◆ GIVEN INSTRUCTION: From the very first line of the data to the line containing "from matplotlib.ticker import FuncFormatter", retype everything exactly, leaving the pictures behind.

◆ DATA EXCERPT:
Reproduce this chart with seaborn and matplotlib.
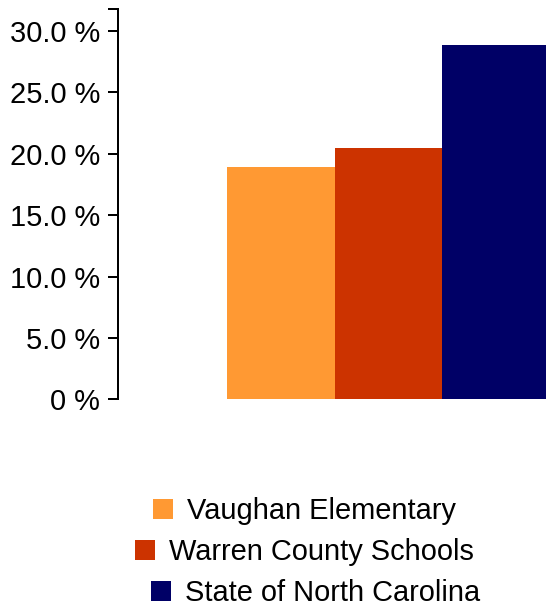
from __future__ import annotations

import matplotlib

matplotlib.use("Agg")

import matplotlib.pyplot as plt
import pandas as pd
import seaborn as sns
from matplotlib.ticker import FuncFormatter

schools = ["Vaughan Elementary", "Warren County Schools", "State of North Carolina"]
percent = [18.9, 20.5, 28.9]
colors = ["#FF9933", "#CC3300", "#000066"]
y_ticks = [0, 5, 10, 15, 20, 25, 30]
y_max = 31.8

sns.set_style("white")
plt.rcParams["font.family"] = ["Liberation Sans", "DejaVu Sans"]

df = pd.DataFrame({"school": schools, "pct": percent})

fig = plt.figure(figsize=(5.46, 6.11), dpi=100)
ax = fig.add_axes([0.2161, 0.3462, 0.7839, 0.6391])

sns.barplot(data=df, x="school", y="pct", hue="school", palette=colors,
            width=1.0, saturation=1, legend=False, linewidth=0, ax=ax)

ax.set_xlim(-1.514, 2.467)
ax.set_ylim(0, y_max)
ax.set_yticks(y_ticks)
ax.set_yticks([y_max], minor=True)
ax.yaxis.set_major_formatter(FuncFormatter(lambda v, _: "0 %" if v == 0 else f"{v:.1f} %"))
ax.tick_params(axis="y", which="both", left=True, length=7.2, width=1.44,
               color="black", labelsize=20.9, labelcolor="black", pad=5.8)
ax.tick_params(axis="x", bottom=False, labelbottom=False)
ax.set_xlabel("")
ax.set_ylabel("")
for side in ["top", "right", "bottom"]:
    ax.spines[side].set_visible(False)
ax.spines["left"].set_color("black")
ax.spines["left"].set_linewidth(1.44)

# one centred legend row per school
rows = [(0.280, 0.1637), (0.247, 0.0966), (0.277, 0.0295)]
for bar, name, (lx, ly) in zip(ax.patches, schools, rows):
    leg = fig.legend([bar], [name], loc="center left", bbox_to_anchor=(lx, ly),
                     frameon=False, fontsize=20.9, borderpad=0, borderaxespad=0,
                     handlelength=0.69, handleheight=0.69, handletextpad=0.48)
    for t in leg.get_texts():
        t.set_color("black")

fig.savefig("out.png", dpi=100)
plt.close(fig)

◆ TASK SOLUTION:
Reproduce this chart with seaborn and matplotlib.
from __future__ import annotations

import matplotlib

matplotlib.use("Agg")

import matplotlib.pyplot as plt
import pandas as pd
import seaborn as sns
from matplotlib.ticker import FuncFormatter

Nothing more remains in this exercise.